As negotiations reach a technical level, Tehran insists on its right to enrich uranium while warning against threats from Washington.

Iranian President Masoud Pezeshkian said Saturday that his country would continue negotiations with the United States over its advancing nuclear program, but made clear that Tehran would not give up its core rights in the face of U.S. threats.
“We are negotiating, and we will continue to negotiate. We are not seeking war, but we do not fear any threat,” Pezeshkian said in a speech to navy officers broadcast by state television.
“It’s as if they think threats will make us surrender our human and legitimate rights,” he added. “We will not retreat. We will not relinquish our military, scientific, and nuclear honor.”
Talks have progressed to the “expert level,” indicating that both sides are attempting to hammer out the technical details of a potential agreement. Yet a key obstacle remains: Iran’s uranium enrichment activities. Tehran insists on maintaining its enrichment rights, while former President Donald Trump has renewed his demands that the program be fully dismantled.
Trump, during a regional visit this week, reiterated his longstanding threat to launch airstrikes against Iranian nuclear sites if an agreement is not reached. Iranian officials have responded with increasingly open warnings that the country’s uranium stockpile could be weaponized if negotiations collapse.
On Friday, Trump acknowledged that a proposal had been made to Tehran during the talks, though he offered no details.
Throughout his trip, Trump emphasized that Iran must never acquire a nuclear weapon—a stance shared by U.S. intelligence agencies, which maintain that Tehran is not currently seeking one, but warn that its program is nearing weapons capability.
Mohammad Eslami, head of Iran’s atomic agency, defended the peaceful nature of the nuclear program and highlighted the extensive monitoring conducted by the International Atomic Energy Agency (IAEA).
“No country is monitored by the agency as much as we are,” Eslami said on state TV, noting that the IAEA carried out over 450 inspections in 2024 alone. “That’s about 25 percent of all IAEA inspections globally.”
Meanwhile, Israel has threatened to carry out unilateral strikes on Iranian facilities if it perceives a direct threat, further heightening tensions in a region already destabilized by the war in Gaza.
In his first public response to Trump’s regional tour, Iran’s Supreme Leader Ayatollah Ali Khamenei dismissed U.S. rhetoric about promoting peace through strength.
“Trump said he wants to use power for peace. He lied,” Khamenei said during a televised meeting with educators. “The U.S. used its power to massacre people in Gaza and to wage war wherever it could.”
Khamenei accused Washington of supplying 10-ton bombs to Israel “to drop on Gaza’s children, hospitals, homes in Lebanon, and wherever else they can.”
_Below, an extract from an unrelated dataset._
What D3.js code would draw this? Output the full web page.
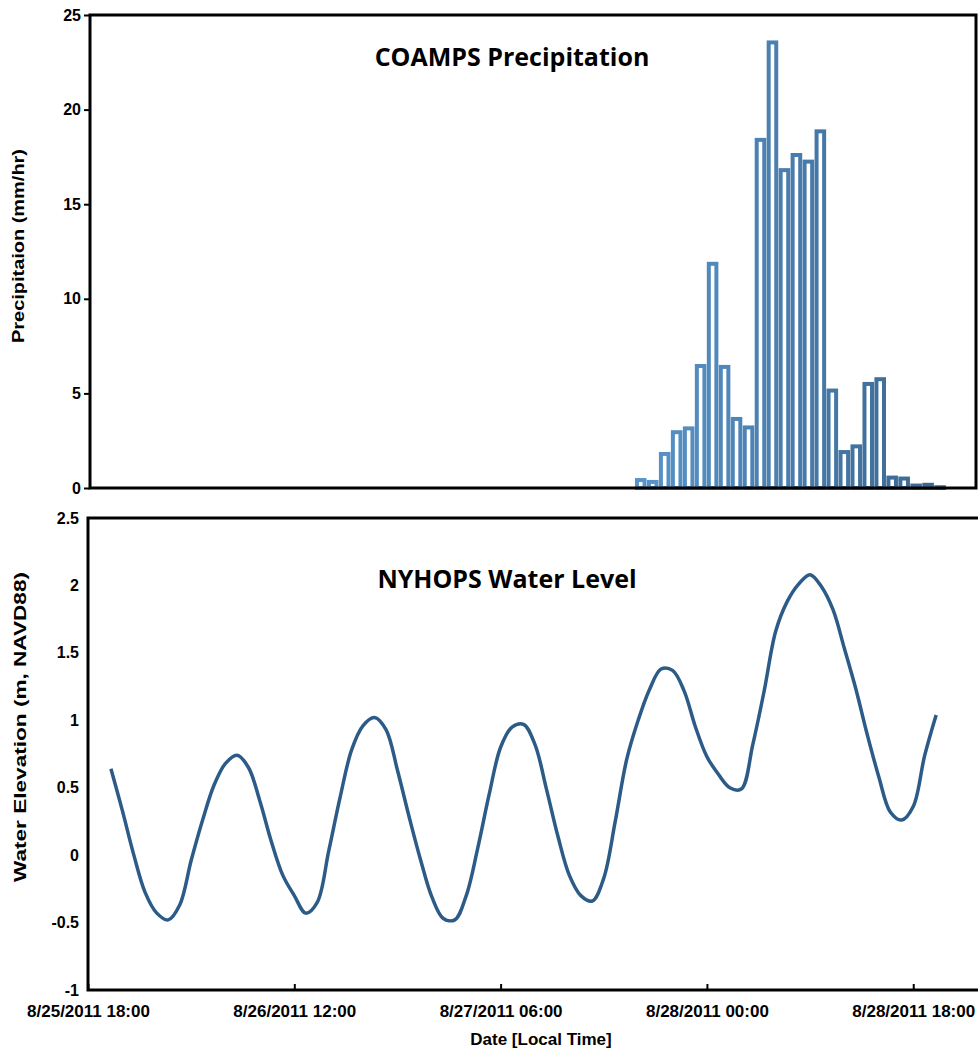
<!DOCTYPE html>
<html>
<head>
<meta charset="utf-8">
<script src="https://cdn.jsdelivr.net/npm/d3@7"></script>
<style>
  body { margin: 0; background: #fff; }
  .axis text { font-family: "Liberation Sans", Arial, sans-serif; font-weight: bold; fill: #000; }
  .axisText { font-family: "Liberation Sans", Arial, sans-serif; font-weight: bold; font-size: 17px; fill: #000; }
  .title { font-family: "Open Sans", "Noto Sans", sans-serif; font-weight: bold; font-size: 25px; fill: #000; }
</style>
</head>
<body>
<div id="chart"></div>
<script>
// Data
// COAMPS precipitation, hourly bars starting 8/27/2011 16:00 (mm/hr)
var precipStart = "2011-08-27 16:00";
var precipValues = [0.42, 0.32, 1.8, 2.95, 3.15, 6.45, 11.85, 6.4, 3.65, 3.2,
    18.4, 23.55, 16.8, 17.6, 17.25, 18.85, 5.15, 1.9, 2.2, 5.5,
    5.75, 0.55, 0.5, 0.13, 0.17, 0.04];

// NYHOPS water level, hourly starting 8/25/2011 20:00 (m, NAVD88)
var levelStart = "2011-08-25 20:00";
var levelValues = [0.64, 0.33, 0.0, -0.28, -0.43, -0.48, -0.37, -0.04, 0.26, 0.52,
    0.68, 0.74, 0.65, 0.40, 0.10, -0.15, -0.30, -0.43, -0.35, 0.03,
    0.43, 0.78, 0.96, 1.02, 0.93, 0.63, 0.29, -0.03, -0.31, -0.47,
    -0.48, -0.30, 0.05, 0.45, 0.80, 0.95, 0.97, 0.82, 0.49, 0.14,
    -0.15, -0.30, -0.34, -0.17, 0.25, 0.71, 1.00, 1.23, 1.38, 1.37,
    1.22, 0.95, 0.73, 0.60, 0.50, 0.49, 0.82, 1.22, 1.66, 1.88,
    2.01, 2.08, 1.99, 1.82, 1.53, 1.23, 0.89, 0.58, 0.32, 0.26,
    0.36, 0.74, 1.04];

var dateTicks = ["2011-08-25 18:00", "2011-08-26 12:00", "2011-08-27 06:00",
    "2011-08-28 00:00", "2011-08-28 18:00"];
var precipTicks = [0, 5, 10, 15, 20, 25];
var levelTicks = [-1, -0.5, 0, 0.5, 1, 1.5, 2, 2.5];

var parseTime = d3.timeParse("%Y-%m-%d %H:%M");
var formatTick = d3.timeFormat("%-m/%d/%Y %H:%M");
var HOUR = 3600 * 1000;

var precipData = precipValues.map((v, i) => ({ t: new Date(+parseTime(precipStart) + i * HOUR), v: v }));
var levelData = levelValues.map((v, i) => ({ t: new Date(+parseTime(levelStart) + i * HOUR), v: v }));

var svgWidth = 978;
var svgHeight = 1052;

var svg = d3.select("#chart")
    .append("svg")
    .attr("width", svgWidth)
    .attr("height", svgHeight);

// ---------- Top panel: precipitation ----------
var topBox = { left: 90, right: 976, top: 15, bottom: 488 };

var xTop = d3.scaleTime()
    .domain([parseTime("2011-08-25 18:00"), parseTime("2011-08-28 20:00")])
    .range([topBox.left, topBox.right]);

var yTop = d3.scaleLinear()
    .domain([0, 25])
    .range([topBox.bottom, topBox.top]);

var barColor = d3.scaleLinear()
    .domain([0, precipData.length - 1])
    .range(["#5894ca", "#3a6690"])
    .interpolate(d3.interpolateRgb);

var barW = xTop(new Date(HOUR)) - xTop(new Date(0));

svg.append("g")
    .selectAll("rect")
    .data(precipData)
    .enter()
    .append("rect")
    .attr("x", d => xTop(d.t) - barW / 2 + 2.2)
    .attr("y", d => yTop(d.v))
    .attr("width", barW - 4.4)
    .attr("height", d => yTop(0) - yTop(d.v))
    .attr("fill", "#fff")
    .attr("stroke", (d, i) => barColor(i))
    .attr("stroke-width", 4);

svg.append("g")
    .attr("class", "axis")
    .attr("transform", `translate(${topBox.left}, 0)`)
    .call(d3.axisLeft(yTop).tickValues(precipTicks).tickSize(6).tickPadding(3).tickSizeOuter(0))
    .call(g => g.select(".domain").remove())
    .call(g => g.selectAll(".tick line").attr("stroke", "#000").attr("stroke-width", 2))
    .call(g => g.selectAll("text").attr("font-size", 16));

// frame
svg.append("rect")
    .attr("x", topBox.left).attr("y", topBox.top)
    .attr("width", topBox.right - topBox.left).attr("height", topBox.bottom - topBox.top)
    .attr("fill", "none").attr("stroke", "#000").attr("stroke-width", 3);

svg.append("text")
    .attr("class", "title")
    .attr("x", 512).attr("y", 66)
    .attr("text-anchor", "middle")
    .text("COAMPS Precipitation");

svg.append("text")
    .attr("class", "axisText")
    .attr("transform", `translate(24, 246) rotate(-90)`)
    .attr("text-anchor", "middle")
    .attr("textLength", 194)
    .attr("lengthAdjust", "spacingAndGlyphs")
    .text("Precipitaion (mm/hr)");

// ---------- Bottom panel: water level ----------
var botBox = { left: 88, right: 982, top: 518, bottom: 990 };

var xBot = d3.scaleTime()
    .domain([parseTime("2011-08-25 18:00"), parseTime("2011-08-29 00:00")])
    .range([botBox.left, botBox.right]);

var yBot = d3.scaleLinear()
    .domain([-1, 2.5])
    .range([botBox.bottom, botBox.top]);

var line = d3.line()
    .x(d => xBot(d.t))
    .y(d => yBot(d.v))
    .curve(d3.curveCatmullRom);

svg.append("path")
    .datum(levelData)
    .attr("d", line)
    .attr("fill", "none")
    .attr("stroke", "#2c5b88")
    .attr("stroke-width", 3.5)
    .attr("stroke-linejoin", "round");

svg.append("g")
    .attr("class", "axis")
    .attr("transform", `translate(${botBox.left}, 0)`)
    .call(d3.axisLeft(yBot).tickValues(levelTicks).tickSize(0).tickPadding(9).tickFormat(d => String(d)))
    .call(g => g.select(".domain").remove())
    .call(g => g.selectAll("text").attr("font-size", 16));

svg.append("g")
    .attr("class", "axis")
    .attr("transform", `translate(0, ${botBox.bottom})`)
    .call(d3.axisBottom(xBot).tickValues(dateTicks.map(parseTime)).tickFormat(formatTick)
        .tickSizeInner(-6).tickSizeOuter(0).tickPadding(15))
    .call(g => g.select(".domain").remove())
    .call(g => g.selectAll(".tick line").attr("stroke", "#000").attr("stroke-width", 2))
    .call(g => g.selectAll("text").attr("font-size", 17));

svg.append("rect")
    .attr("x", botBox.left).attr("y", botBox.top)
    .attr("width", botBox.right - botBox.left).attr("height", botBox.bottom - botBox.top)
    .attr("fill", "none").attr("stroke", "#000").attr("stroke-width", 3);

svg.append("text")
    .attr("class", "title")
    .attr("x", 507).attr("y", 588)
    .attr("text-anchor", "middle")
    .text("NYHOPS Water Level");

svg.append("text")
    .attr("class", "axisText")
    .attr("transform", `translate(26, 727) rotate(-90)`)
    .attr("text-anchor", "middle")
    .attr("textLength", 310)
    .attr("lengthAdjust", "spacingAndGlyphs")
    .text("Water Elevation (m, NAVD88)");

svg.append("text")
    .attr("class", "axisText")
    .attr("x", 541).attr("y", 1045)
    .attr("text-anchor", "middle")
    .text("Date [Local Time]");
</script>
</body>
</html>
He also renewed his harsh condemnation of Israel, calling it “a deadly, dangerous, cancerous tumor” that “must and will be eradicated.” He further claimed that Arab nations were constrained by a U.S.-imposed model under which they could not act independently.
“This model has failed,” Khamenei said. “With the efforts of the region’s nations, the U.S. must leave the region—and it will.”
Tehran has long viewed the U.S. military presence in the Middle East as a threat, particularly since Trump unilaterally withdrew from the 2015 nuclear agreement in 2018 and reimposed crippling sanctions on Iran.